Why is it so important to get a good night's sleep?
For our whole lives, we've heard how important a good night's sleep can be. Here are some reasons why, especially for college students:
- The brain cannot put information learned in an "all night study session" into long term memory. It may be there for an exam the next day (short term memory), but will have to be re-learned for the final exam. Good quality sleep actually aids in storing learned information into long term memories.
- Sleep debt (lack of adequate sleep for a few nights in a row) can lead to a decrease in daytime function, when all classes and learning take place
- Lack of sleep can weaken the immune system. With close quarter living on college campuses, one may be more susceptible to the "germs" that are in the college community.

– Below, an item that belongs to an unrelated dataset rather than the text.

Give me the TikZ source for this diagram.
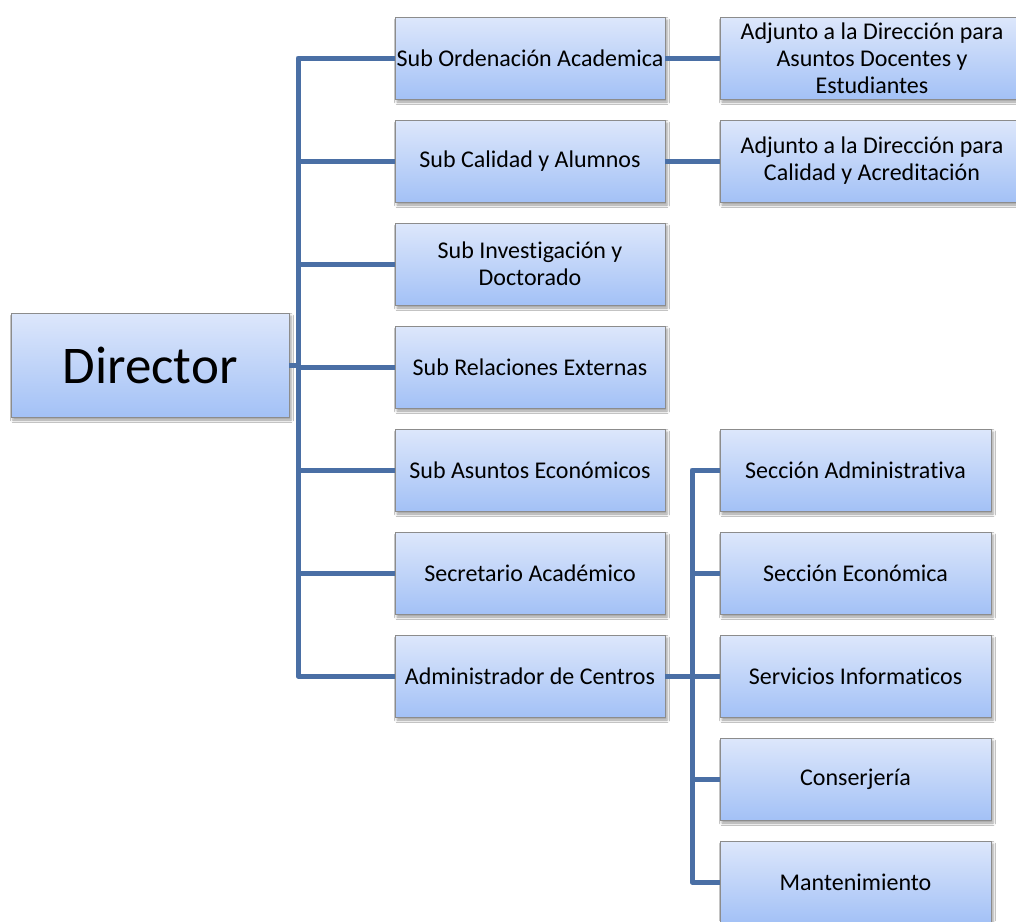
\documentclass[tikz,border=0pt]{standalone}
\usepackage{fontspec}
\setmainfont{Carlito}[Ligatures=NoCommon]
\usetikzlibrary{shadows.blur}
\definecolor{boxtop}{HTML}{DDE7FB}
\definecolor{boxbot}{HTML}{A3C1F6}
\definecolor{boxline}{HTML}{8C8C8C}
\definecolor{conncol}{HTML}{4A6FA5}
\tikzset{
  orgbox/.style={draw=boxline, line width=0.9pt, top color=boxtop, bottom color=boxbot,
    align=center, inner sep=0pt, minimum height=82pt,
    blur shadow={shadow xshift=2pt, shadow yshift=-3pt, shadow blur radius=2.5pt, shadow opacity=40},
    font=\fontsize{24}{27}\selectfont},
  midbox/.style={orgbox, minimum width=270pt},
  rbox/.style={orgbox, minimum width=271pt},
  adjbox/.style={orgbox, minimum width=304pt},
  dirbox/.style={orgbox, minimum width=278pt, minimum height=104pt, font=\fontsize{53}{62}\selectfont},
  conn/.style={draw=conncol, line width=5pt, line join=round, line cap=butt}
}
\begin{document}
\begin{tikzpicture}[x=1pt,y=-1pt]
\useasboundingbox[fill=white] (0,0) rectangle (1016,921);
\coordinate (s) at (298,0);
\coordinate (t) at (692,0);
\node[dirbox] (dir) at (150,365) {Director};
\node[midbox] (sub1) at (530,58) {Sub Ordenación Academica};
\node[midbox] (sub2) at (530,161) {Sub Calidad y Alumnos};
\node[midbox] (sub3) at (530,264) {Sub Investigación y\\Doctorado};
\node[midbox] (sub4) at (530,367) {Sub Relaciones Externas};
\node[midbox] (sub5) at (530,470) {Sub Asuntos Económicos};
\node[midbox] (sub6) at (530,573) {Secretario Académico};
\node[midbox] (sub7) at (530,676) {Administrador de Centros};
\node[adjbox] (adj1) at (872,58) {Adjunto a la Dirección para\\Asuntos Docentes y\\Estudiantes};
\node[adjbox] (adj2) at (872,161) {Adjunto a la Dirección para\\Calidad y Acreditación};
\node[rbox] (sec1) at (855.5,470) {Sección Administrativa};
\node[rbox] (sec2) at (855.5,573) {Sección Económica};
\node[rbox] (sec3) at (855.5,676) {Servicios Informaticos};
\node[rbox] (sec4) at (855.5,779) {Conserjería};
\node[rbox] (sec5) at (855.5,882) {Mantenimiento};
% connectors
\draw[conn] (sub1.west) -- (sub1.west -| s) -- (sub7.west -| s) -- (sub7.west);
\draw[conn] (dir.east) -- (dir.east -| s);
\foreach \k in {2,...,6} { \draw[conn] (sub\k.west) -- (sub\k.west -| s); }
\draw[conn] (sub1.east) -- (adj1.west);
\draw[conn] (sub2.east) -- (adj2.west);
\draw[conn] (sec1.west) -- (sec1.west -| t) -- (sec5.west -| t) -- (sec5.west);
\draw[conn] (sub7.east) -- (sub7.east -| t);
\foreach \k in {2,3,4} { \draw[conn] (sec\k.west) -- (sec\k.west -| t); }
\end{tikzpicture}
\end{document}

- Lack of sleep can affect mental health leading to increased tension, depression, confusion, and lower life satisfaction. Mood changes are also common.
- Evidence proves that students who are sleep deprived perform significantly worse than students who get a good night's sleep on a regular basis.
How much sleep is enough?
Most of us need about 8 hours of sleep per night, consisting of both "deep sleep" and "dream sleep." The actual number of hours may vary from person to person, but if one has good quality sleep and feels alert and rested during the day, sleep has probably been adequate.
What can I do to make falling asleep easier?
- Relax your mind. Evening activities such as reading, watching TV, or even making a list of things you need to do (thus getting it off your mind!) can help slow things down making it easier to fall asleep.
- Avoid caffeine and nicotine (stimulants) and alcohol (leads to low quality sleep and frequent awakenings) in the evening
- Increase physical activity. Exercise (20-30 min per day) enhances sleep, but not right before bedtime as it can make one more alert.
- Limit any daytime naps to less than 30 minutes (set an alarm!) as they can make you drowsy and interfere with a good quality sleep at night
- Create a regular sleep routine. Going to bed at the same time every day can enhance good quality sleep and increase daytime alertness.
What about medication?
There are prescription and over the counter sleep aids available, but there are concerns on becoming dependent on those (increased drowsiness, confusion, limited effectiveness). There are also some natural choices one can consider as well:
Tryptophan, an essential amino acid that is known to have a calming influence, is found in protein-rich foods and dairy products. Honey (or other carbohydrates) and vitamin B (especially B6) help the body absorb tryptophan.
Calcium is also a natural calming agent and is plentiful in dairy products.
Another calming option is herbal tea, especially chamomile, lemon verbena, lemon balm, passion flower, peppermint, and red clover. Some herbal supplements have been suggested to help with sleep, but have not undergone studies to evaluate their true effectiveness or safety.
Finally, melatonin is a natural hormone your body produces at night. Melatonin supplements have been found to improve sleep in a certain percentage of cases.
Consultation with a health care provider is recommended, and any supplements one chooses to take, over the counter or natural, should be disclosed to a provider to ensure interactions with other medications is not an issue.